*TASK DESCRIPTION*.
Exactly the lines from the line holding "Generate a component" to the line holding "Legend, LabelList, Customized", both lines included, are to be echoed; pictures are not.

━━━━━━

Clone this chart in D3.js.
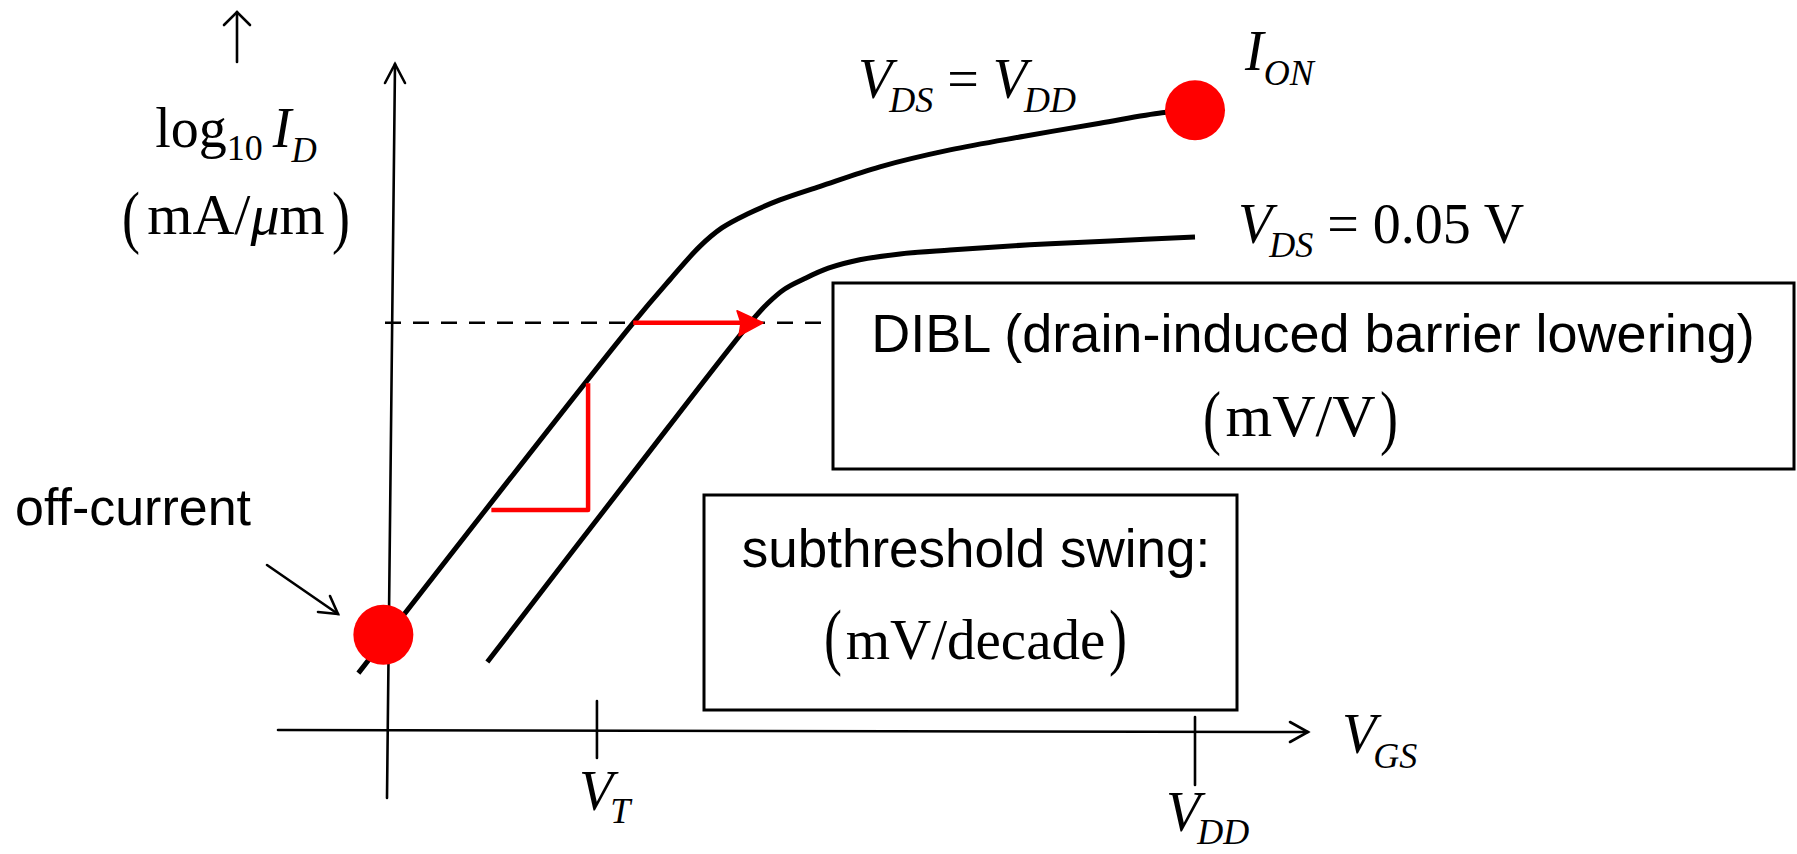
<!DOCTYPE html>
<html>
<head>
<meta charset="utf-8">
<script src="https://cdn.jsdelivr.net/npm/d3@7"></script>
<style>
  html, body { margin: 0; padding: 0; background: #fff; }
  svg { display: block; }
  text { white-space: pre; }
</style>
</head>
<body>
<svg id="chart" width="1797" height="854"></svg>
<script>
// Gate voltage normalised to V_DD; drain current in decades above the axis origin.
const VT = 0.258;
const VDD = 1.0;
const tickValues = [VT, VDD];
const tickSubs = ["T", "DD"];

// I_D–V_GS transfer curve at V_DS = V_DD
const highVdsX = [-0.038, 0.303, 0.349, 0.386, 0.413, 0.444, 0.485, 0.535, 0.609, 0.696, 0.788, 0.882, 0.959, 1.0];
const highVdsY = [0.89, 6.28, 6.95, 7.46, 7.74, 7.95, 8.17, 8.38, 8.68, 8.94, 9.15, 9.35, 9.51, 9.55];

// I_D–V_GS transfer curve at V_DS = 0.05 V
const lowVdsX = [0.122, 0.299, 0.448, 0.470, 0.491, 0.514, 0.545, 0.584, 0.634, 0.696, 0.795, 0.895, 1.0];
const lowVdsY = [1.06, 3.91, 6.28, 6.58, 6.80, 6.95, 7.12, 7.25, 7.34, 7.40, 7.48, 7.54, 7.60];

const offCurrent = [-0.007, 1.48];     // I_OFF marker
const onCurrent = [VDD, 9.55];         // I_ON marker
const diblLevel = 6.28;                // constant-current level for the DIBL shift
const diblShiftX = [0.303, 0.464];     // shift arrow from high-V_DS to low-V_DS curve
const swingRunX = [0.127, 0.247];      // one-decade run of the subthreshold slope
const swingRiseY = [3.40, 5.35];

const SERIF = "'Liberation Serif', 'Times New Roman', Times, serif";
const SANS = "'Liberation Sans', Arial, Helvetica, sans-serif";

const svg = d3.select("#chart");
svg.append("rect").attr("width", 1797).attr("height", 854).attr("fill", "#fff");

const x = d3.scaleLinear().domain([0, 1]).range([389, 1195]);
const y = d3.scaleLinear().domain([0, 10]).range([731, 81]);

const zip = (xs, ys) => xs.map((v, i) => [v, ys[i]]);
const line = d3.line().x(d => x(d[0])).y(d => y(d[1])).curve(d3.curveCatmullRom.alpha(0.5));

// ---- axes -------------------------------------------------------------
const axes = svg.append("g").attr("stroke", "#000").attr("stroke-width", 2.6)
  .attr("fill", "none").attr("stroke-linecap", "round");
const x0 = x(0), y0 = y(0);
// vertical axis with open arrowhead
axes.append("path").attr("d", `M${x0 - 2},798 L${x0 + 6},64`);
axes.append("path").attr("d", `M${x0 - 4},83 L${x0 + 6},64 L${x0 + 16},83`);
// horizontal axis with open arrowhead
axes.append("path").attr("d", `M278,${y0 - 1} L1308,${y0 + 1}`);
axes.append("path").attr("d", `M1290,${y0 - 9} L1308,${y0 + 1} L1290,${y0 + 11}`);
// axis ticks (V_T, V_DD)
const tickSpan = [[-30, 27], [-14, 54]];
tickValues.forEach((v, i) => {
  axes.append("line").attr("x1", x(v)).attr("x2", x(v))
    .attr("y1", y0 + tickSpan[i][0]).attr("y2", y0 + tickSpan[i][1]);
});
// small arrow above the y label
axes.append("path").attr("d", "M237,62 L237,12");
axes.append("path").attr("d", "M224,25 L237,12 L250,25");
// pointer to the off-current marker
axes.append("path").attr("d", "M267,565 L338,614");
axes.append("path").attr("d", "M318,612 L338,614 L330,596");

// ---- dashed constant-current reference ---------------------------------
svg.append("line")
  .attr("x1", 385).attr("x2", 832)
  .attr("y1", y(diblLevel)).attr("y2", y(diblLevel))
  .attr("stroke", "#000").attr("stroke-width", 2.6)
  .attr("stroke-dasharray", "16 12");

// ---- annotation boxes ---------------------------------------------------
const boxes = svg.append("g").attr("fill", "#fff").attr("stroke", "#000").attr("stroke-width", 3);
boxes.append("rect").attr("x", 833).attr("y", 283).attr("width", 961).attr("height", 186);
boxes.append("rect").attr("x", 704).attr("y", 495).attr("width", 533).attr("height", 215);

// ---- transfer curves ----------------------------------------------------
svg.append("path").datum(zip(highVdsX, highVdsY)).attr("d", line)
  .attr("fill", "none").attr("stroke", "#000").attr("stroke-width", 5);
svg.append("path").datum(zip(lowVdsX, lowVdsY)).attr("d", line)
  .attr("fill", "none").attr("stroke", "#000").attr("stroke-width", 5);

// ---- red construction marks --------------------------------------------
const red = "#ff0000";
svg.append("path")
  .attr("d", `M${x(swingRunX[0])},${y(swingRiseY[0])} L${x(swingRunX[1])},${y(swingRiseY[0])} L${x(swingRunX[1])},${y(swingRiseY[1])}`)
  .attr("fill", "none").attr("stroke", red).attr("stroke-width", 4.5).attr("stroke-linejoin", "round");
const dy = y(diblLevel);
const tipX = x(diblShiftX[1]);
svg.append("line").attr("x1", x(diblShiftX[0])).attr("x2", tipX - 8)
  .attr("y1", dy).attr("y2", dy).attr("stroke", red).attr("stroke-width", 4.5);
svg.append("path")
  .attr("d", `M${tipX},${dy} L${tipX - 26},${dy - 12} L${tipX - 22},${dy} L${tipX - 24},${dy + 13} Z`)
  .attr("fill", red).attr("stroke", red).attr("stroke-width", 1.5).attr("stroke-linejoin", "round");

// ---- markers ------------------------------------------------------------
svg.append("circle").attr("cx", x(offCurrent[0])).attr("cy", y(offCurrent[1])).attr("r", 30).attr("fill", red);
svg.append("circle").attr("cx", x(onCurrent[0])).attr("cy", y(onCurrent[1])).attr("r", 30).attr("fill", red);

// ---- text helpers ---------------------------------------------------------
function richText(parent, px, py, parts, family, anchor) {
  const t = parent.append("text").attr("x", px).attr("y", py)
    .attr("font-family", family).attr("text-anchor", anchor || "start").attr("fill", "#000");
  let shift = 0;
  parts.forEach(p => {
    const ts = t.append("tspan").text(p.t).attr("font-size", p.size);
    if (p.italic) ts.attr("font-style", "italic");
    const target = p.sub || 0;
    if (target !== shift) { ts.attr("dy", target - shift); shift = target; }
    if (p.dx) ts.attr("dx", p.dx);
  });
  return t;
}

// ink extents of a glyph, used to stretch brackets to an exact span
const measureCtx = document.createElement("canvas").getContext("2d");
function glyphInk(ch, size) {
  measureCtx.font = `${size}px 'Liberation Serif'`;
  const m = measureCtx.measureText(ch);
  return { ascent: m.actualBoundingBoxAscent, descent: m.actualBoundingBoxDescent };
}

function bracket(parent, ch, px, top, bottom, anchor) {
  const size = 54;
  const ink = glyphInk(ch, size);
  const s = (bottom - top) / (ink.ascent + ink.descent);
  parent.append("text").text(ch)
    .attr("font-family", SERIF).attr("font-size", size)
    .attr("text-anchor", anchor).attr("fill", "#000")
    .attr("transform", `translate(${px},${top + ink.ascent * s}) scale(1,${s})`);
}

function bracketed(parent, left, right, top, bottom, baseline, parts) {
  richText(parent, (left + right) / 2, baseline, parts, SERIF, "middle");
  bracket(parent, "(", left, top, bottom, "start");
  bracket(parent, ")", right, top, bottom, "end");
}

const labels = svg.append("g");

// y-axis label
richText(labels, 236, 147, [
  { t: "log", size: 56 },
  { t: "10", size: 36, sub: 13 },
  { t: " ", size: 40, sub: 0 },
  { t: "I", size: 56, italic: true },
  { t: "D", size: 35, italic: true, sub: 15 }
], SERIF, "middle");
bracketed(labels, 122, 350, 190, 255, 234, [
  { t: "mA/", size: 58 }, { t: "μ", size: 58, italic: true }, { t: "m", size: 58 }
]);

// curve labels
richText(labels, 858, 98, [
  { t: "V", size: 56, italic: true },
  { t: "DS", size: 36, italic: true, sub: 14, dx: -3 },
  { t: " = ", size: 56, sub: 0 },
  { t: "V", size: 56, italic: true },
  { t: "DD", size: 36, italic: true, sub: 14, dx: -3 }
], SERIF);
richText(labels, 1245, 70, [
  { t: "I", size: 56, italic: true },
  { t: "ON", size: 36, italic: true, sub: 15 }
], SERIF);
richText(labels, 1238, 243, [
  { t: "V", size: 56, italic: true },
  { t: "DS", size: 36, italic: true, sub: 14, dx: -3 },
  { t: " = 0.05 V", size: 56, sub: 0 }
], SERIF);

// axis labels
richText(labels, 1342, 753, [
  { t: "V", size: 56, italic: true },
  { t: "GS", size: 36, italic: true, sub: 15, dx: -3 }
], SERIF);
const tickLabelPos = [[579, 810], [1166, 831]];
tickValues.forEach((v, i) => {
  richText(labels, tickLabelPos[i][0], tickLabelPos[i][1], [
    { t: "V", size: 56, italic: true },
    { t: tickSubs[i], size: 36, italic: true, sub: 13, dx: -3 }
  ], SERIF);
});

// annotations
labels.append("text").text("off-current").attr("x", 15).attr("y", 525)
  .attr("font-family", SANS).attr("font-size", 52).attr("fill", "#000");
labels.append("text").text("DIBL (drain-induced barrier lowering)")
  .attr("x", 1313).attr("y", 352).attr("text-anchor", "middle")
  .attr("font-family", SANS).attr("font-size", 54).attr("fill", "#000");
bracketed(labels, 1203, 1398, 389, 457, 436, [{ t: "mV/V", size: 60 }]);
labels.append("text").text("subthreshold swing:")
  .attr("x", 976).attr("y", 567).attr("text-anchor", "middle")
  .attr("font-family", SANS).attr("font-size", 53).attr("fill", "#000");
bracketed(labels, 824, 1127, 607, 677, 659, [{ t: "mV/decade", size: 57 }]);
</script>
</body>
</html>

━━━━━━

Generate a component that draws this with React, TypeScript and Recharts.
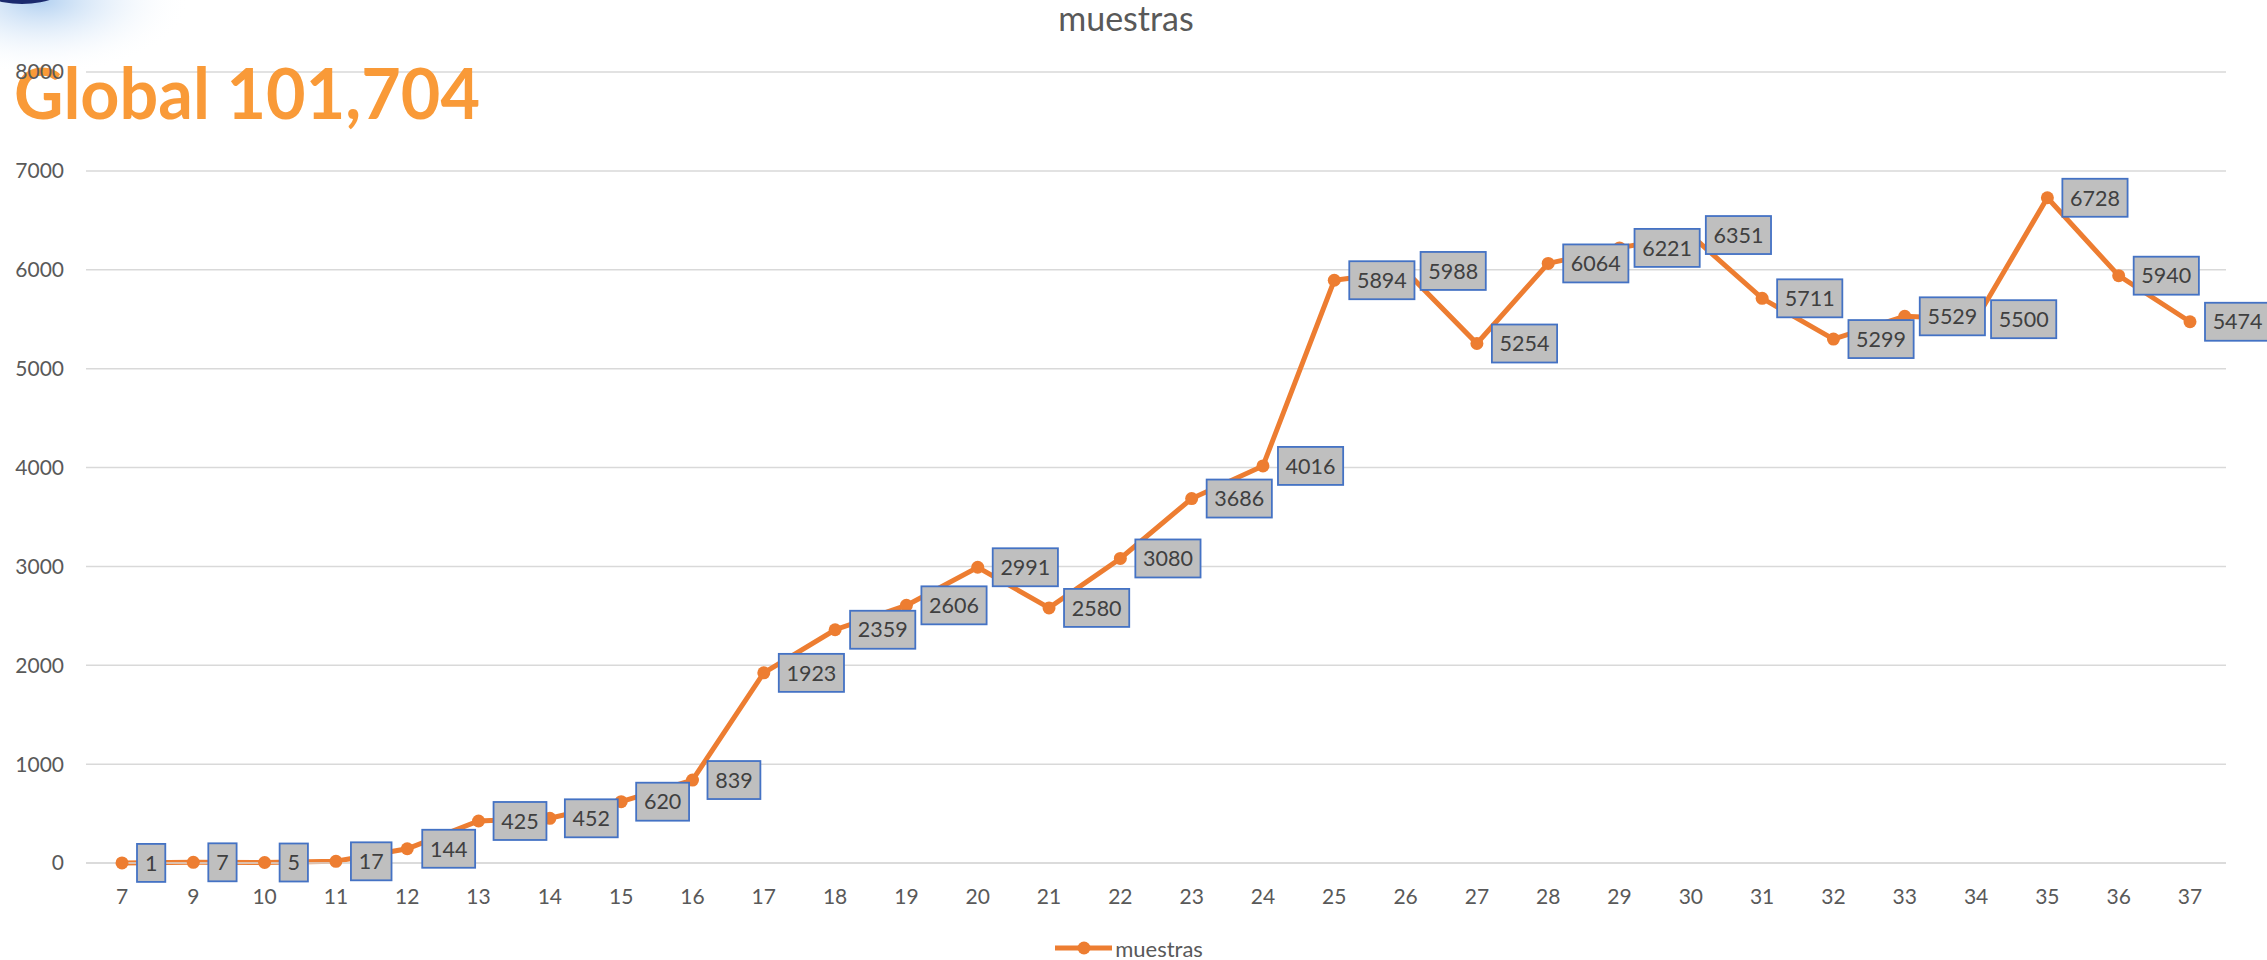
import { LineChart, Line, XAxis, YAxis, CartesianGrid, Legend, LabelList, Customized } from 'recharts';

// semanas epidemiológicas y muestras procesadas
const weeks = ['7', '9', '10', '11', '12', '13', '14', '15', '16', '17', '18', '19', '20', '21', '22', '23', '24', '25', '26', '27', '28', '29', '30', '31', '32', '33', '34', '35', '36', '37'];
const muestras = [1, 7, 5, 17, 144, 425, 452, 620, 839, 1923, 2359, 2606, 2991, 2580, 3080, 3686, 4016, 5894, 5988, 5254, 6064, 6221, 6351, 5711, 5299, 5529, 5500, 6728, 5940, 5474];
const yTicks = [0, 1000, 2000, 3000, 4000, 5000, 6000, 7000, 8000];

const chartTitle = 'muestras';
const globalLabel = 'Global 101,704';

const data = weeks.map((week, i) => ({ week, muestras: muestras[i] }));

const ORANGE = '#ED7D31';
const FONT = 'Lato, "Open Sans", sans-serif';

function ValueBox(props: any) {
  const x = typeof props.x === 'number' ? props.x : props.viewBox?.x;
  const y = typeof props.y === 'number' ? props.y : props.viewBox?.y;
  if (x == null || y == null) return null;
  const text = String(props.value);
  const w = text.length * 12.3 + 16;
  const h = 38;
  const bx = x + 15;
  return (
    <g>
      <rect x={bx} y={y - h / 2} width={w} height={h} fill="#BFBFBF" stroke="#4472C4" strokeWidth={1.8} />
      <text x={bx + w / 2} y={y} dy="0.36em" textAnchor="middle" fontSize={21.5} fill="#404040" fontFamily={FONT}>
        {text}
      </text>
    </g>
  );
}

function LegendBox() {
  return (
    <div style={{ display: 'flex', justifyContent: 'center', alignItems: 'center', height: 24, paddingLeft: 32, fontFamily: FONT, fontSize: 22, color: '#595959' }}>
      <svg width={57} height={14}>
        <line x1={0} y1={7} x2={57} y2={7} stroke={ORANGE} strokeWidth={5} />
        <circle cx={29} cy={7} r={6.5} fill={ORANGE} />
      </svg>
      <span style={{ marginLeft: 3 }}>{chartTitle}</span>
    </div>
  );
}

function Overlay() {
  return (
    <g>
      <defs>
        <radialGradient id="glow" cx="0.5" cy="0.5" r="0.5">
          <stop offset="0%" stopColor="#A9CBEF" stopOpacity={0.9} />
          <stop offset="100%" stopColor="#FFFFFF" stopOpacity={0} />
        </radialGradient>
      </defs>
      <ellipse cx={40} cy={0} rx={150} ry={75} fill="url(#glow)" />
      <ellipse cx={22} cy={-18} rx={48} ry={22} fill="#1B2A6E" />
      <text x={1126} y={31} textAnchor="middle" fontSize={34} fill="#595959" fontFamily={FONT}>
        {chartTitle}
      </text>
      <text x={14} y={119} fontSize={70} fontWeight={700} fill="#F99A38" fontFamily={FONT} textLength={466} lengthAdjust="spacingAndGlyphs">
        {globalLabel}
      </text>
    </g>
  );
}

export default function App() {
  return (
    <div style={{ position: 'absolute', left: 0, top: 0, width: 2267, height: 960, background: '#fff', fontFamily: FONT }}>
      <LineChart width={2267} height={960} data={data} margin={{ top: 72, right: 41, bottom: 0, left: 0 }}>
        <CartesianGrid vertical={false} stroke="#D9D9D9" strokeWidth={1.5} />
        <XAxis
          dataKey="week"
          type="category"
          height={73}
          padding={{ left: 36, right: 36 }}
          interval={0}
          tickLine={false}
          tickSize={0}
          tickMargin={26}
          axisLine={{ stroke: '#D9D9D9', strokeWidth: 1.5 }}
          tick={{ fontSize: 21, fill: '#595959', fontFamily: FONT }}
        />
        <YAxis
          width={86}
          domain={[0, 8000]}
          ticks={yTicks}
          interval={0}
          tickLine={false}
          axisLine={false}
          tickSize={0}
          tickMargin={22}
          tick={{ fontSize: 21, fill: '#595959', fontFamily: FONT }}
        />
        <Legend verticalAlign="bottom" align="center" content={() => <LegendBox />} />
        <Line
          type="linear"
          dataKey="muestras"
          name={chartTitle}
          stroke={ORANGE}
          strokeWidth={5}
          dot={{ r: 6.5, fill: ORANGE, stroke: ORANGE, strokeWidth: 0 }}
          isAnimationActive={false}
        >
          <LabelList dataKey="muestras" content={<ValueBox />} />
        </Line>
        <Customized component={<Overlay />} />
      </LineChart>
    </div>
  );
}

━━━━━━

*RESULT OF THIS TASK*.
Generate a component that draws this with React, TypeScript and Recharts.
import { LineChart, Line, XAxis, YAxis, CartesianGrid, Legend, LabelList, Customized } from 'recharts';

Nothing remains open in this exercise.